Был Юрий Томошевский с короткой программой «Пушкин и другие». Читал «Графа Нулина», потом — по заказу публики — от Бродского до обэриутов и обратно. На Пушкине изящно «спотыкался», справляясь у просвещенного зрителя, пушкиниста, как там дальше… Все нечаянные импровизации Томошевского стоят одного замороченного выверта — так они легки, живописны, точны. Бесстрашие актера, в природе которого — откровенное, стихийное, но поверенное гармонией лицедейство, может вызывать только абсолютный восторг. И правильно. С благодарностью за воочию явленный порыв вдохновения.
Наконец — под занавес — были «фоменки» с открытой репетицией «Египетских ночей». Во-первых, сами по себе провоцируют на изначальный трепет. Во-вторых, действительно — очарование, а не спектакль. Вскинет руку Полина Кутепова — очарование, хмурит лоб Полина Агуреева, закатывает глаза, сверкая белками, Карен Бадалов — прелесть и только. Будем слушать, смотреть, хоть «Египетские ночи», хоть дни. Туманную историю про поэта-импровизатора и светскую компанию, пригласившую его, играют мило — с каждым словом, звуком, вздохом, наполняя дыханием жизни сценическое пространство, а вслед за ним — обживая и пространство текста. Текст звучит сквозь их интонации, сквозь их пристрастный взгляд, сквозь их личное пространство. Его присваивают себе с такой очаровательной свободой, что с легким сердцем следует только подчиниться.

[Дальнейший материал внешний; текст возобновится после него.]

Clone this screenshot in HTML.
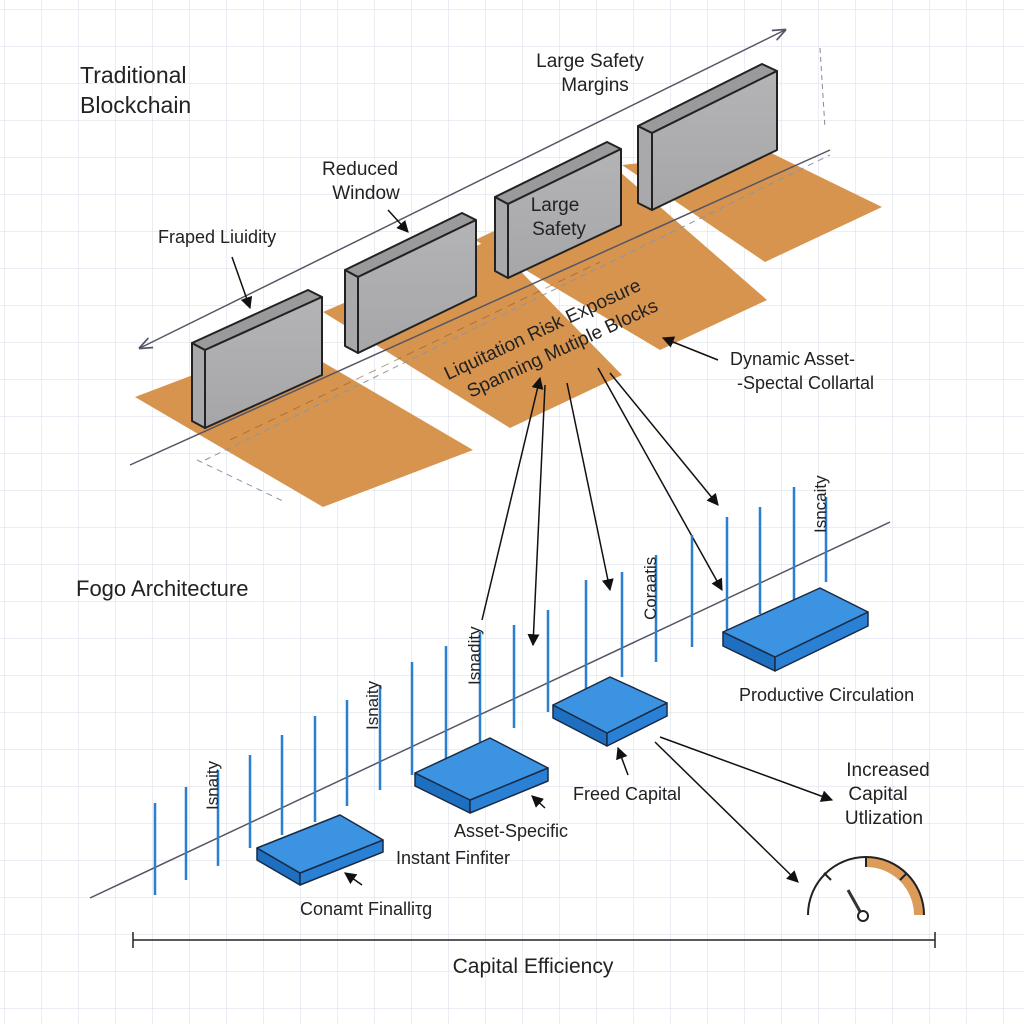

А Петр Фоменко, оберегая питомцев от нескромно любопытной публичности, предупреждал: «Это только третья репетиция, спектакля еще нет…» Спектакль был, состоялся, и спасибо за то «фоменкам» и их учителю. Как был и фестиваль, было небо, в нем облака, были люди, хорошие и умные, были спектакли — разные, был, кажется, Пушкин.